• Information provided:
____
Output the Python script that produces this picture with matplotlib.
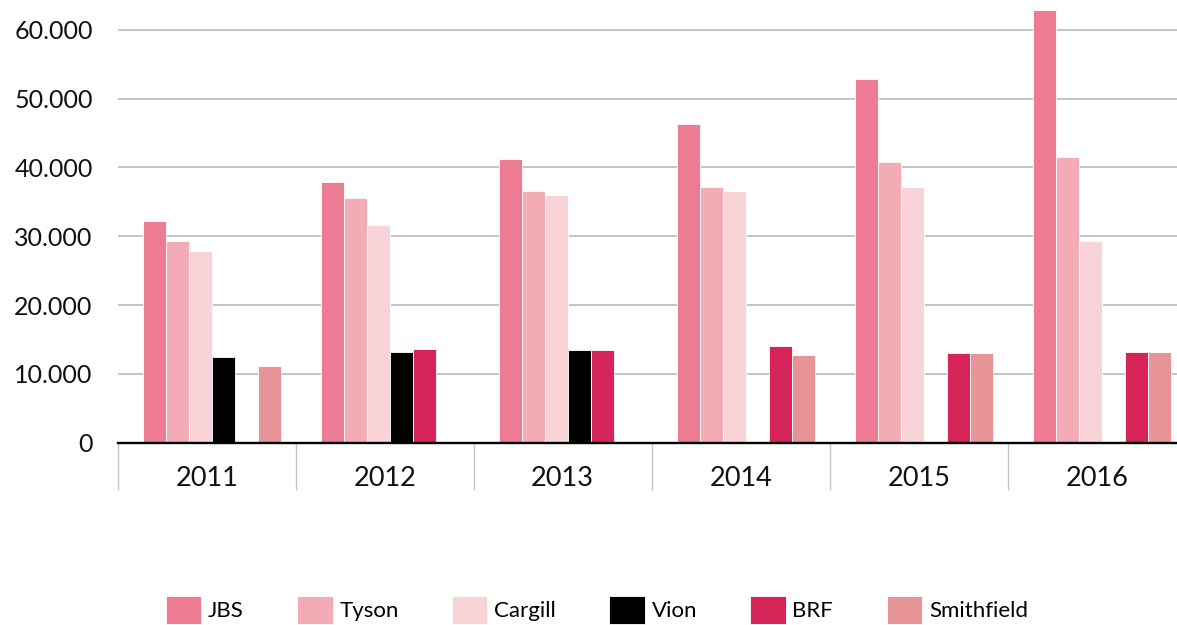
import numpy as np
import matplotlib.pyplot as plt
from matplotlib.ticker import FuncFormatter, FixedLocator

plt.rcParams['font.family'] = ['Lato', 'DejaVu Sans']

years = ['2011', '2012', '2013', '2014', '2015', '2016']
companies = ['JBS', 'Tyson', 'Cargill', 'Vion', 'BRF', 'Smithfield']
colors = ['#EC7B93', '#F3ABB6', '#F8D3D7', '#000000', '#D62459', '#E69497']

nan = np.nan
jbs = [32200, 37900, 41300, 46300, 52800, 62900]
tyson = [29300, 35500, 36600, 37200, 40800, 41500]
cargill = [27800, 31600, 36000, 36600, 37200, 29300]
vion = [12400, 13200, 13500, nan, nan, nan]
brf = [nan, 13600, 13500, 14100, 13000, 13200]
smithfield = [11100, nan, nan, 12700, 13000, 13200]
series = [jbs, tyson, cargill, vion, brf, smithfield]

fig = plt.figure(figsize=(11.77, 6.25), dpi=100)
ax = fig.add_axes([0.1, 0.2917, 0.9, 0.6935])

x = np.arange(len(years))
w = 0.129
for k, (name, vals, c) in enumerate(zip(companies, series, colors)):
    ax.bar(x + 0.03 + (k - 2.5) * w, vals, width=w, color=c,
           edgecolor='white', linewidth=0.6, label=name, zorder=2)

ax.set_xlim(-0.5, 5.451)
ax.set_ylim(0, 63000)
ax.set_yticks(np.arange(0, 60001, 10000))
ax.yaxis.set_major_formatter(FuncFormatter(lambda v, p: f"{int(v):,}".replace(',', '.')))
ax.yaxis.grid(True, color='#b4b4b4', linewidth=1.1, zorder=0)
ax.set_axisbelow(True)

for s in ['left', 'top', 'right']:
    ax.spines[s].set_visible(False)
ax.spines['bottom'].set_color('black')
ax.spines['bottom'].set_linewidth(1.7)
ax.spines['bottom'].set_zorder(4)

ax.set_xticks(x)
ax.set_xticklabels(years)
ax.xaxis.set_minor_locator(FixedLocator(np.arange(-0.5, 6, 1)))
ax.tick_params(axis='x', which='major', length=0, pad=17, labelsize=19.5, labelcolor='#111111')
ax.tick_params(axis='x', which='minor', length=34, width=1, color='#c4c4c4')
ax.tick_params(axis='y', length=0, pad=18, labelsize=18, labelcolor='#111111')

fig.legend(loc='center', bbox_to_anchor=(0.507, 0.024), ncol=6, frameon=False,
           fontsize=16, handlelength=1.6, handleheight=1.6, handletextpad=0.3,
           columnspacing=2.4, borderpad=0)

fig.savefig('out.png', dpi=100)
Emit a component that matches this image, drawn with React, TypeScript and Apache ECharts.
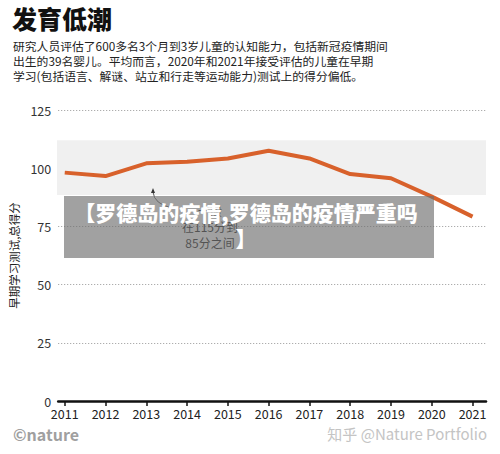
____
Without the pictures, retype the whole of the material above exactly.

• Problem solution:
Output the Python script that produces this picture with matplotlib.
import numpy as np
import matplotlib.pyplot as plt
from matplotlib.ticker import FuncFormatter, FixedLocator

plt.rcParams['font.family'] = ['Lato', 'DejaVu Sans']

years = ['2011', '2012', '2013', '2014', '2015', '2016']
companies = ['JBS', 'Tyson', 'Cargill', 'Vion', 'BRF', 'Smithfield']
colors = ['#EC7B93', '#F3ABB6', '#F8D3D7', '#000000', '#D62459', '#E69497']

nan = np.nan
jbs = [32200, 37900, 41300, 46300, 52800, 62900]
tyson = [29300, 35500, 36600, 37200, 40800, 41500]
cargill = [27800, 31600, 36000, 36600, 37200, 29300]
vion = [12400, 13200, 13500, nan, nan, nan]
brf = [nan, 13600, 13500, 14100, 13000, 13200]
smithfield = [11100, nan, nan, 12700, 13000, 13200]
series = [jbs, tyson, cargill, vion, brf, smithfield]

fig = plt.figure(figsize=(11.77, 6.25), dpi=100)
ax = fig.add_axes([0.1, 0.2917, 0.9, 0.6935])

x = np.arange(len(years))
w = 0.129
for k, (name, vals, c) in enumerate(zip(companies, series, colors)):
    ax.bar(x + 0.03 + (k - 2.5) * w, vals, width=w, color=c,
           edgecolor='white', linewidth=0.6, label=name, zorder=2)

ax.set_xlim(-0.5, 5.451)
ax.set_ylim(0, 63000)
ax.set_yticks(np.arange(0, 60001, 10000))
ax.yaxis.set_major_formatter(FuncFormatter(lambda v, p: f"{int(v):,}".replace(',', '.')))
ax.yaxis.grid(True, color='#b4b4b4', linewidth=1.1, zorder=0)
ax.set_axisbelow(True)

for s in ['left', 'top', 'right']:
    ax.spines[s].set_visible(False)
ax.spines['bottom'].set_color('black')
ax.spines['bottom'].set_linewidth(1.7)
ax.spines['bottom'].set_zorder(4)

ax.set_xticks(x)
ax.set_xticklabels(years)
ax.xaxis.set_minor_locator(FixedLocator(np.arange(-0.5, 6, 1)))
ax.tick_params(axis='x', which='major', length=0, pad=17, labelsize=19.5, labelcolor='#111111')
ax.tick_params(axis='x', which='minor', length=34, width=1, color='#c4c4c4')
ax.tick_params(axis='y', length=0, pad=18, labelsize=18, labelcolor='#111111')

fig.legend(loc='center', bbox_to_anchor=(0.507, 0.024), ncol=6, frameon=False,
           fontsize=16, handlelength=1.6, handleheight=1.6, handletextpad=0.3,
           columnspacing=2.4, borderpad=0)

fig.savefig('out.png', dpi=100)
Emit a component that matches this image, drawn with React, TypeScript and Apache ECharts.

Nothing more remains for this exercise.